Когда в конце марта 1417 года Сигизмунд I публично объявил о своем намерении объявить войну Франции, это заявление вызвало оцепенение. Французские делегаты, естественно, были возмущены, но протесты исходили не только от них. Даже немецкие делегаты, которые в целом симпатизировали Англии, были встревожены, а почти все советники Сигизмунда I, как сообщается, были против войны. Немцы, итальянцы и испанцы направили к Сигизмунду I депутацию с протестом. Если председатель Собора развяжет войну против одной из стран-участниц, указывали они, то вся его работа будет сведена на нет. Французское правительство, вероятно, отзовет свою делегацию и откажется признать любого Папу, которого изберет Собор, а итальянцы и испанцы вполне могут последовать этому примеру. Собор распался бы, а раскол продолжился. У Сигизмунда I не было ответа на эти вопросы. В конечном счете, он больше заботился об преодолении раскола и реформировании Церкви, чем о реализации международных амбиций короля Англии. Поэтому, с явной неохотой, он согласился отложить объявление войны. В конце концов, он так и не обнародовал его[639].
* * *
Новым Дофином Франции, третьим за последние пятнадцать месяцев, стал Карл, граф Понтье, одиннадцатый из двенадцати детей Карла VI и Изабеллы Баварской и их единственный оставшийся в живых сын. Тихий, угрюмый ребенок со слабым здоровьем, характерным для всех членов его семьи, Карл в раннем возрасте был обручен с дочерью Людовика, герцога Анжуйского, и воспитывался в семье своих будущих тестя и тещи. Главной фигурой в его жизни была грозная герцогиня Анжуйская, Иоланда Арагонская, представительница давней традиции сильных и решительных женщин Анжуйского дома. 22 февраля 1417 года Карлу исполнилось четырнадцать лет, поэтому формально он стал совершеннолетним. Но он еще не имел никакого политического опыта. Как и его умерший брат Иоанн, он не ожидал, что станет наследником престола, и, как и он, был огражден от борьбы столичных партий. Большая часть его жизни прошла при дворе герцога Анжуйского в Анжере и в Тарасконе в Провансе, где жизнь была слаще, чем в Париже. Анжуйский двор был важным питомником амбициозных политиков и талантливых администраторов, чьи пристрастия, как правило, были орлеанистскими и арманьякскими. И, хотя симпатии самого герцога были разными, в последние годы он был последовательным и яростным противником Иоанна Бесстрашного. Насколько это отразилось на Карле де Понтье, сказать трудно. Его собственное политическое образование началось лишь в конце 1415 года, когда двенадцатилетним мальчиком он был привезен в Париж после катастрофы при Азенкуре и стал посещать некоторые заседания королевского Совета под пристальным наблюдением герцога Анжуйского и графа Арманьяка[640].

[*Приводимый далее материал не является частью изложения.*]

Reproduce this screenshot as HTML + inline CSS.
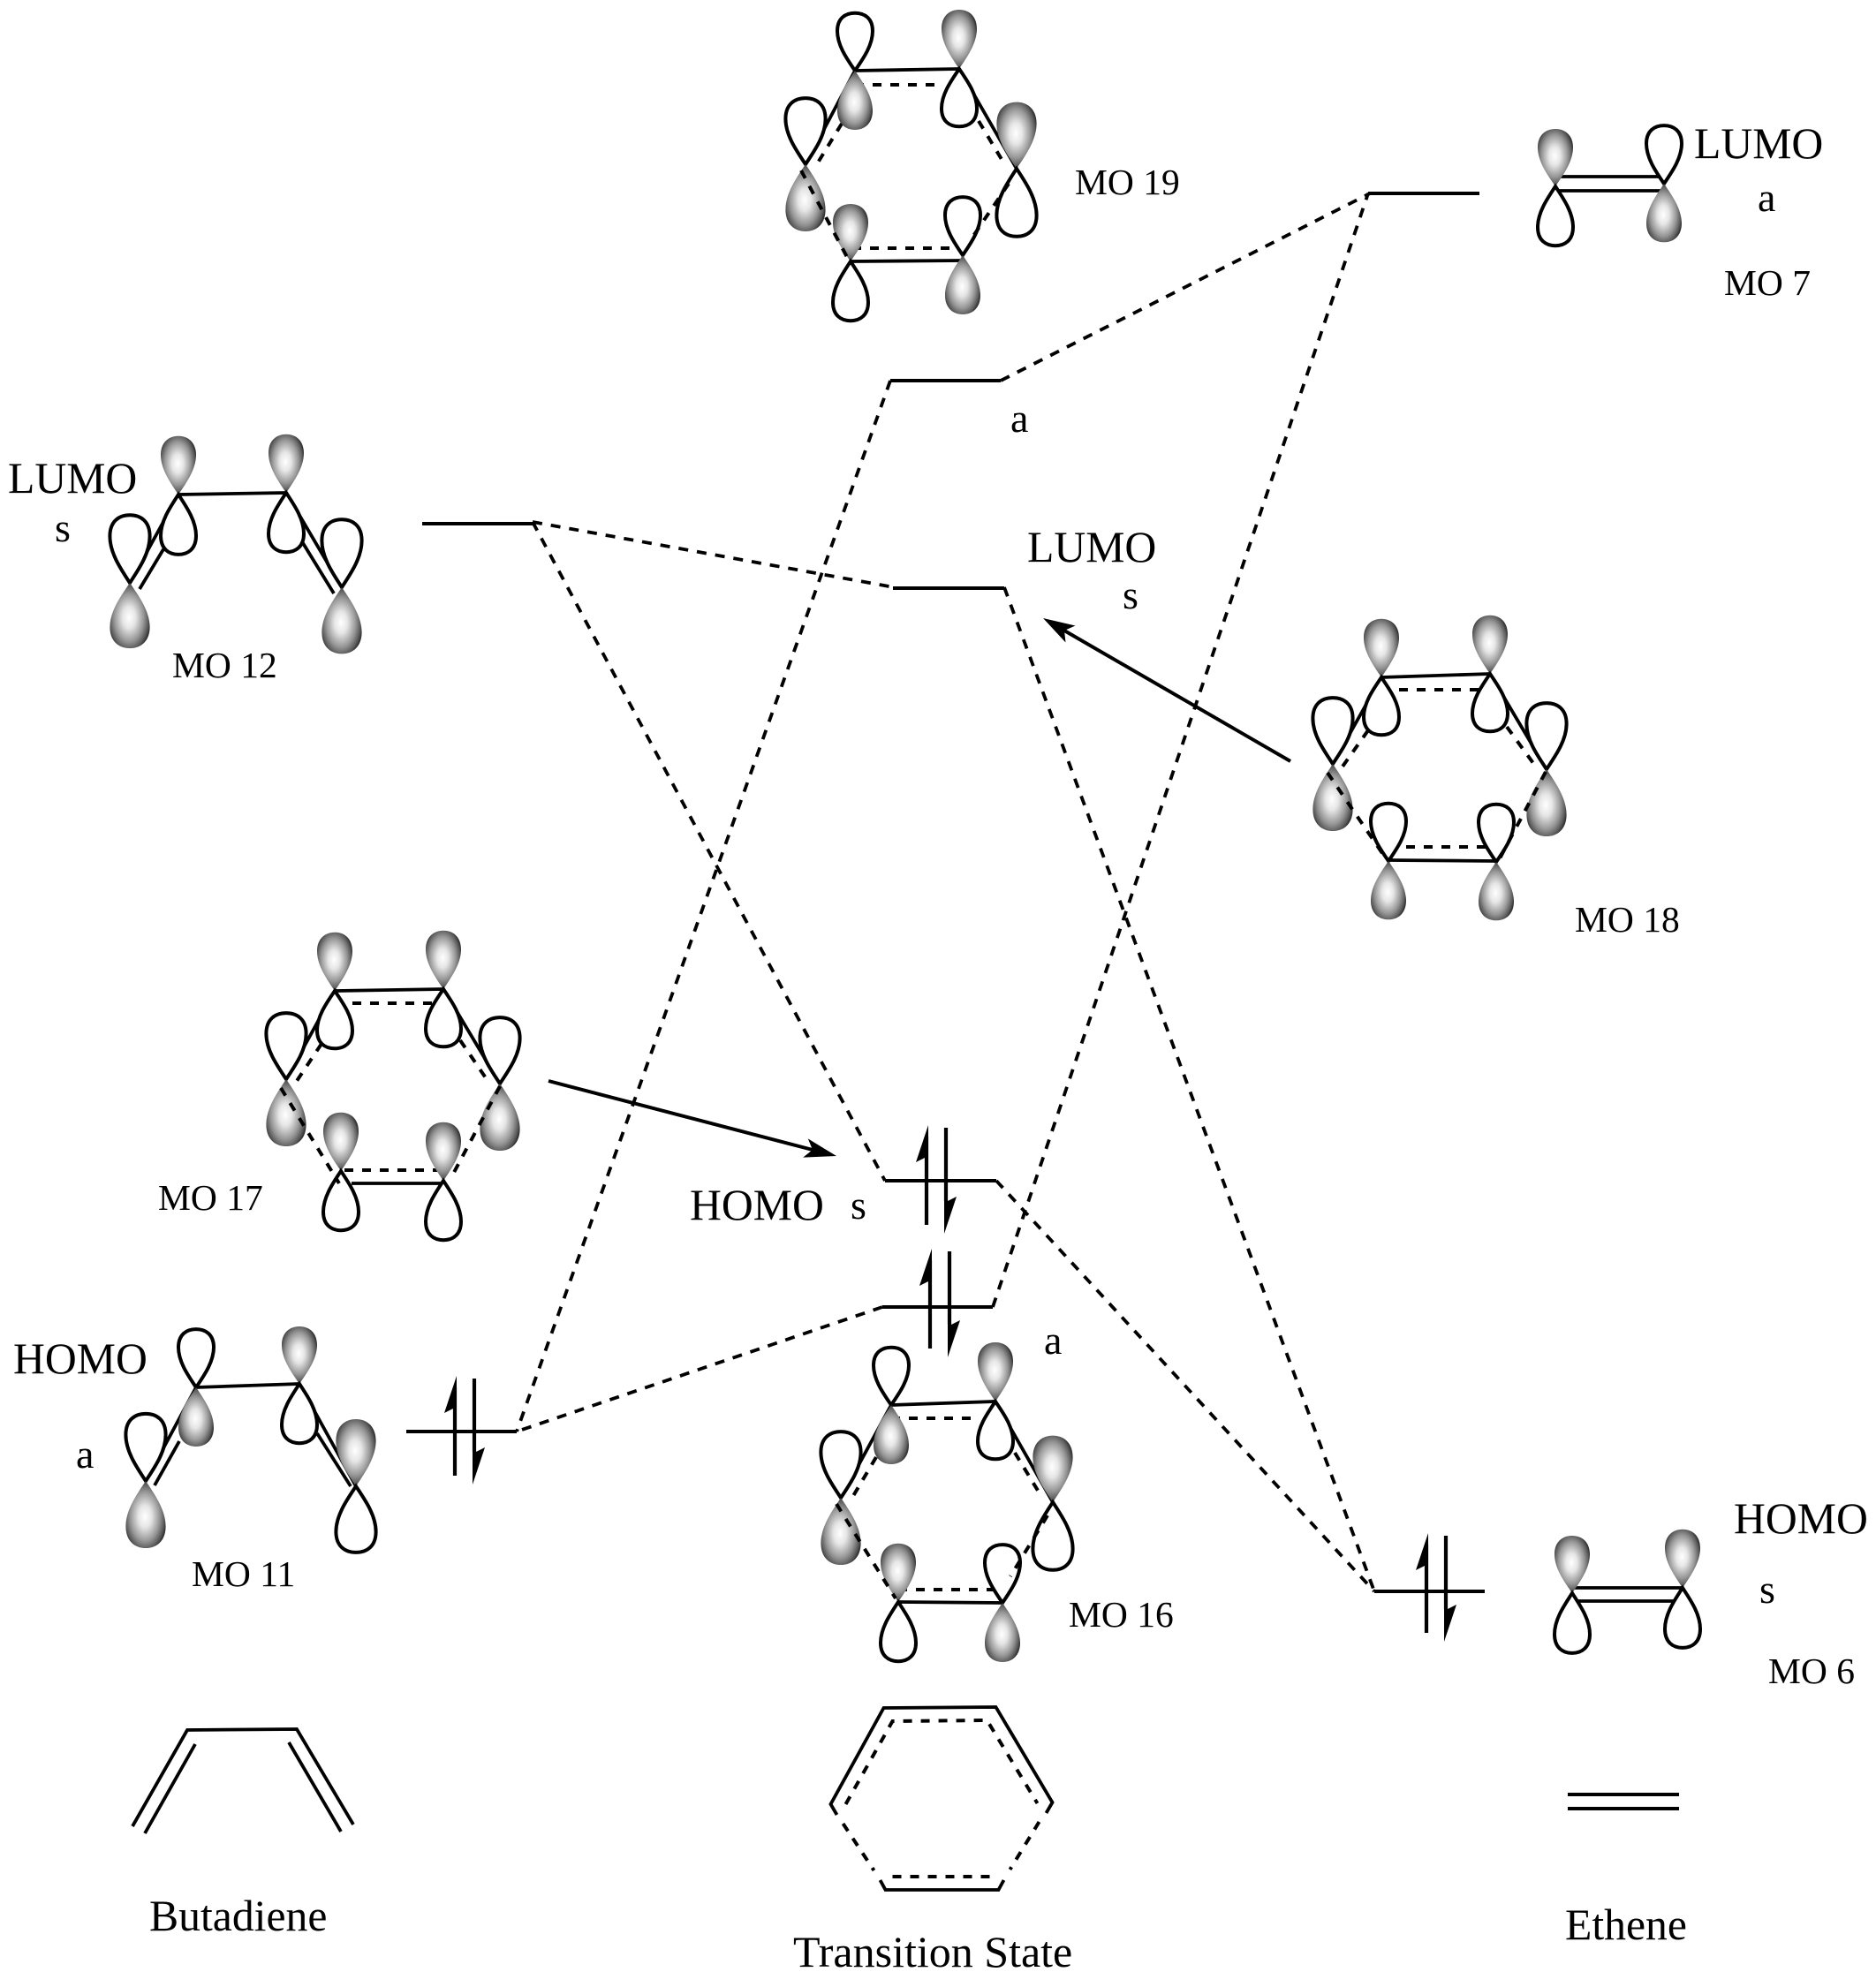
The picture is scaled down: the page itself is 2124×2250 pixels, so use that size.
<!DOCTYPE html>
<html>
<head>
<meta charset="utf-8">
<style>
html,body{margin:0;padding:0;background:#fff}
svg{display:block}
text{font-family:"Liberation Serif",serif;fill:#000}
.b{font-size:49.7px}.m{font-size:41.5px}.k{font-size:46px}
.s{stroke:#000;stroke-width:3.8;fill:none;stroke-linecap:butt;stroke-linejoin:miter}
.d{stroke:#000;stroke-width:4;fill:none;stroke-dasharray:10 10}
.l{stroke:#000;stroke-width:3.8;fill:none;stroke-dasharray:11 10}
.w{fill:#fff;stroke:#000;stroke-width:4;vector-effect:non-scaling-stroke}
</style>
</head>
<body>
<svg width="2124" height="2250" viewBox="0 0 2124 2250" xmlns="http://www.w3.org/2000/svg">
<defs>
<radialGradient id="gr" cx=".48" cy=".47" r=".54">
<stop offset="0" stop-color="#fff"/>
<stop offset=".3" stop-color="#e6e6e6"/>
<stop offset=".68" stop-color="#979797"/>
<stop offset=".9" stop-color="#5a5a5a"/>
<stop offset="1" stop-color="#333"/>
</radialGradient>
<path id="w" class="w" d="M0,0C-9,-13 -20,-28 -20,-44C-20,-58 -11,-64 0,-64C11,-64 20,-58 20,-44C20,-28 9,-13 0,0Z"/>
<path id="g" fill="url(#gr)" d="M0,0C-9,-13 -20,-28 -20,-44C-20,-58 -11,-65 0,-65C11,-65 20,-58 20,-44C20,-28 9,-13 0,0Z"/>
<g id="e">
<path class="s" style="stroke-width:4.2" d="M0,0V-100M22,-110V-27"/>
<path d="M2,-113L-12,-71L0,-77L2,-77ZM20,10L34,-32L24,-27L20,-27Z" fill="#000"/>
</g>
</defs>
<rect width="2124" height="2250" fill="#fff"/>

<!-- correlation lines -->
<path class="l" d="M1133,431L1551,219"/>
<path class="l" d="M1008,431L585,1621"/>
<path class="l" d="M603,591L1012,665"/>
<path class="l" d="M603,591L1002,1337"/>
<path class="l" d="M1137,665L1556,1802"/>
<path class="l" d="M1128,1337L1556,1802"/>
<path class="l" d="M1124,1480L1549,219"/>
<path class="l" d="M999,1480L585,1621"/>

<!-- levels -->
<path class="s" style="stroke-width:4" d="M1549,219H1675M1008,431H1133M478,593H603M1011,666H1137M1002,1337H1128M999,1480H1124M460,1621H585M1556,1802H1681"/>

<!-- electron pairs -->
<use href="#e" transform="translate(1049,1387)"/>
<use href="#e" transform="translate(1053,1527)"/>
<use href="#e" transform="translate(515,1671)"/>
<use href="#e" transform="translate(1615,1849)"/>

<!-- big arrows -->
<path class="s" style="stroke-width:4" d="M1461,862L1205,714"/>
<path d="M1181,700L1217.5,708.5L1205,714L1206.5,727.5Z" fill="#000"/>
<path class="s" style="stroke-width:4" d="M621,1224L920,1302"/>
<path d="M947,1309L914.8,1289.4L920,1302L909.2,1310.6Z" fill="#000"/>

<!-- MO 19 -->
<path class="s" d="M968,80L1086,78L1151,191M968,80L912,186M963,296L1090,295"/>
<path class="d" d="M968,96H1066M953,140L923,189M1108,137L1138,187M965,281H1076"/>
<use href="#w" transform="translate(968,80) scale(1,1.02)"/>
<use href="#g" transform="translate(968,80) scale(1,-1.03)"/>
<use href="#g" transform="translate(1086,78) scale(1,1.03)"/>
<use href="#w" transform="translate(1086,78) scale(1,-1.02)"/>
<use href="#g" transform="translate(1151,191) scale(1.13,1.16)"/>
<use href="#w" transform="translate(1151,191) scale(1.13,-1.2)"/>
<use href="#w" transform="translate(912,186) scale(1.13,1.17)"/>
<use href="#g" transform="translate(912,186) scale(1.13,-1.17)"/>
<use href="#g" transform="translate(963,296) scale(1,1)"/>
<use href="#w" transform="translate(963,296) scale(1,-1.05)"/>
<use href="#w" transform="translate(1090,289) scale(1,1.03)"/>
<use href="#g" transform="translate(1090,289) scale(1,-1.03)"/>
<path class="d" d="M907,193L960,293M1142,208L1098,273"/>

<!-- MO 18 -->
<path class="s" d="M1564,767L1687,763L1751,871M1564,767L1509,865M1572,974L1694,975"/>
<path class="d" d="M1564,781H1680M1549,827L1520,868M1706,823L1738,867M1572,959H1690"/>
<use href="#g" transform="translate(1564,767) scale(1,1.02)"/>
<use href="#w" transform="translate(1564,767) scale(1,-1.02)"/>
<use href="#g" transform="translate(1687,763) scale(1,1.02)"/>
<use href="#w" transform="translate(1687,763) scale(1,-1.02)"/>
<use href="#w" transform="translate(1751,871) scale(1.13,1.17)"/>
<use href="#g" transform="translate(1751,871) scale(1.13,-1.17)"/>
<use href="#w" transform="translate(1509,865) scale(1.13,1.17)"/>
<use href="#g" transform="translate(1509,865) scale(1.13,-1.17)"/>
<use href="#w" transform="translate(1572,975) scale(1,1.02)"/>
<use href="#g" transform="translate(1572,975) scale(1,-1.02)"/>
<use href="#w" transform="translate(1694,976) scale(1,1.02)"/>
<use href="#g" transform="translate(1694,976) scale(1,-1.02)"/>
<path class="d" d="M1503,875L1569,972M1750,874L1697,974"/>

<!-- MO 17 -->
<path class="s" d="M379,1122L502,1120L566,1227M379,1122L324,1222M398,1340H500"/>
<path class="d" d="M379,1136H490M364,1182L334,1227M521,1178L553,1225M390,1325H495"/>
<use href="#g" transform="translate(379,1122) scale(1,1.02)"/>
<use href="#w" transform="translate(379,1122) scale(1,-1.02)"/>
<use href="#g" transform="translate(502,1120) scale(1,1.02)"/>
<use href="#w" transform="translate(502,1120) scale(1,-1.02)"/>
<use href="#w" transform="translate(566,1227) scale(1.13,1.17)"/>
<use href="#g" transform="translate(566,1227) scale(1.13,-1.17)"/>
<use href="#w" transform="translate(324,1222) scale(1.13,1.17)"/>
<use href="#g" transform="translate(324,1222) scale(1.13,-1.17)"/>
<use href="#g" transform="translate(386,1326) scale(1,1.02)"/>
<use href="#w" transform="translate(386,1326) scale(1,-1.05)"/>
<use href="#g" transform="translate(502,1337) scale(1,1.02)"/>
<use href="#w" transform="translate(502,1337) scale(1,-1.05)"/>
<path class="d" d="M318,1232L384,1340M566,1230L510,1335"/>

<!-- MO 16 -->
<path class="s" d="M1009,1591L1127,1587L1192,1701M1009,1591L952,1696M1017,1814L1135,1815"/>
<path class="d" d="M1009,1606H1105M992,1650L963,1699M1149,1645L1180,1696M1017,1800H1125"/>
<use href="#w" transform="translate(1009,1591) scale(1,1.02)"/>
<use href="#g" transform="translate(1009,1591) scale(1,-1.03)"/>
<use href="#g" transform="translate(1127,1587) scale(1,1.03)"/>
<use href="#w" transform="translate(1127,1587) scale(1,-1.02)"/>
<use href="#g" transform="translate(1192,1701) scale(1.13,1.16)"/>
<use href="#w" transform="translate(1192,1701) scale(1.13,-1.2)"/>
<use href="#w" transform="translate(952,1696) scale(1.13,1.17)"/>
<use href="#g" transform="translate(952,1696) scale(1.13,-1.17)"/>
<use href="#g" transform="translate(1017,1814) scale(1,1.02)"/>
<use href="#w" transform="translate(1017,1814) scale(1,-1.05)"/>
<use href="#w" transform="translate(1135,1815) scale(1,1.03)"/>
<use href="#g" transform="translate(1135,1815) scale(1,-1.03)"/>
<path class="d" d="M947,1703L1014,1810M1186,1716L1144,1785"/>

<!-- MO 12 -->
<path class="s" d="M202,560L324,558M202,560L147,660M185,622L158,667M324,558L387,665M343,615L378,672"/>
<use href="#g" transform="translate(202,560) scale(1,1.02)"/>
<use href="#w" transform="translate(202,560) scale(1,-1.06)"/>
<use href="#g" transform="translate(324,558) scale(1,1.02)"/>
<use href="#w" transform="translate(324,558) scale(1,-1.05)"/>
<use href="#w" transform="translate(147,660) scale(1.13,1.2)"/>
<use href="#g" transform="translate(147,660) scale(1.13,-1.14)"/>
<use href="#w" transform="translate(387,665) scale(1.13,1.2)"/>
<use href="#g" transform="translate(387,665) scale(1.13,-1.16)"/>

<!-- MO 11 -->
<path class="s" d="M222,1571L339,1567M222,1571L165,1677M203,1632L175,1682M339,1567L403,1683M359,1623L397,1683"/>
<use href="#w" transform="translate(222,1571) scale(1,1.03)"/>
<use href="#g" transform="translate(222,1571) scale(1,-1.03)"/>
<use href="#g" transform="translate(339,1567) scale(1,1)"/>
<use href="#w" transform="translate(339,1567) scale(1,-1.05)"/>
<use href="#w" transform="translate(165,1677) scale(1.13,1.19)"/>
<use href="#g" transform="translate(165,1677) scale(1.13,-1.17)"/>
<use href="#g" transform="translate(403,1683) scale(1.13,1.17)"/>
<use href="#w" transform="translate(403,1683) scale(1.13,-1.17)"/>

<!-- Ethene LUMO -->
<path class="s" d="M1761,200H1884M1761,216H1884"/>
<use href="#g" transform="translate(1761,211) scale(1,1)"/>
<use href="#w" transform="translate(1761,211) scale(1,-1.05)"/>
<use href="#w" transform="translate(1884,208) scale(1,1.03)"/>
<use href="#g" transform="translate(1884,208) scale(1,-1.02)"/>

<!-- Ethene HOMO -->
<path class="s" d="M1780,1798H1905M1780,1813H1905"/>
<use href="#g" transform="translate(1780,1804) scale(1,1)"/>
<use href="#w" transform="translate(1780,1804) scale(1,-1.06)"/>
<use href="#g" transform="translate(1905,1798) scale(1,1.02)"/>
<use href="#w" transform="translate(1905,1798) scale(1,-1.06)"/>

<!-- Butadiene structure -->
<path class="s" d="M150,2068L212,1959L336,1958L400,2066M221,1975L164,2076M327,1973L386,2074"/>

<!-- Transition state structure -->
<g transform="translate(-3.5,0)">
<path class="s" d="M951,2055L944,2043L1004,1934L1131,1933L1195,2041L1188,2053"/>
<path class="s" d="M1000,2129L1006,2140H1134L1140,2129"/>
<path class="d" d="M958,2065L993,2118M1180,2063L1147,2117"/>
<path class="d" d="M961,2043L1014,1949L1121,1948L1178,2042"/>
<path class="d" d="M1014,2125H1126"/>
</g>

<!-- Ethene structure -->
<path class="s" style="stroke-width:4" d="M1775,2032H1901M1775,2048H1901"/>

<!-- labels -->
<text class="m" x="1217" y="220">MO 19</text>
<text class="b" x="1918" y="179">LUMO</text>
<text class="k" x="1990" y="239">a</text>
<text class="m" x="1952" y="334">MO 7</text>
<text class="k" x="1144" y="489">a</text>
<text class="b" x="9" y="558">LUMO</text>
<text class="k" x="62" y="613">s</text>
<text class="b" x="1163" y="636">LUMO</text>
<text class="k" x="1271" y="689">s</text>
<text class="m" x="195" y="767">MO 12</text>
<text class="m" x="1783" y="1055">MO 18</text>
<text class="m" x="179" y="1370">MO 17</text>
<text class="b" x="781" y="1381">HOMO</text>
<text class="k" x="963" y="1380">s</text>
<text class="k" x="1182" y="1533">a</text>
<text class="b" x="15" y="1555">HOMO</text>
<text class="k" x="86" y="1662">a</text>
<text class="m" x="217" y="1796">MO 11</text>
<text class="b" x="1963" y="1736">HOMO</text>
<text class="k" x="1992" y="1815">s</text>
<text class="m" x="1210" y="1842">MO 16</text>
<text class="m" x="2002" y="1906">MO 6</text>
<text class="b" x="169" y="2186">Butadiene</text>
<text class="b" x="898" y="2227" style="font-size:50px">Transition State</text>
<text class="b" x="1772" y="2196">Ethene</text>
</svg>
</body>
</html>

Однако, когда Иоанн Туреньский умер, Карла в Париже не было. Его мать взяла его с собой, когда уезжала из города, чтобы организовать въезд Иоанна Туреньского в столицу. После изгнания из Санлиса коннетаблем она поселилась вместе с сыном в Венсенском замке. Там, за крепостными стенами, Изабелла начала создавать частную армию с помощью магистра своего двора Луи де Босредона, человека с безупречной арманьякской репутацией, который ранее служил Иоанну Беррийскому, Карлу Орлеанскому и самому коннетаблю. Его поддерживали овернец Пьер, сеньор де Жиак, чьи симпатии были в основном на стороне бургундского двора, и Жан де Гравиль, беженец из Па-де-Ко. Совершенно ясно, что Изабелла планировала поступить с новым Дофином так же, как она пыталась поступить с его покойным братом, и поставить его в качестве представителя короля во главе правительства, которое не было бы ни арманьякским, ни бургиньонским. Поскольку королева теперь была единственным законным источником власти согласно ордонансам, это было смертельной угрозой для правительства коннетабля[641].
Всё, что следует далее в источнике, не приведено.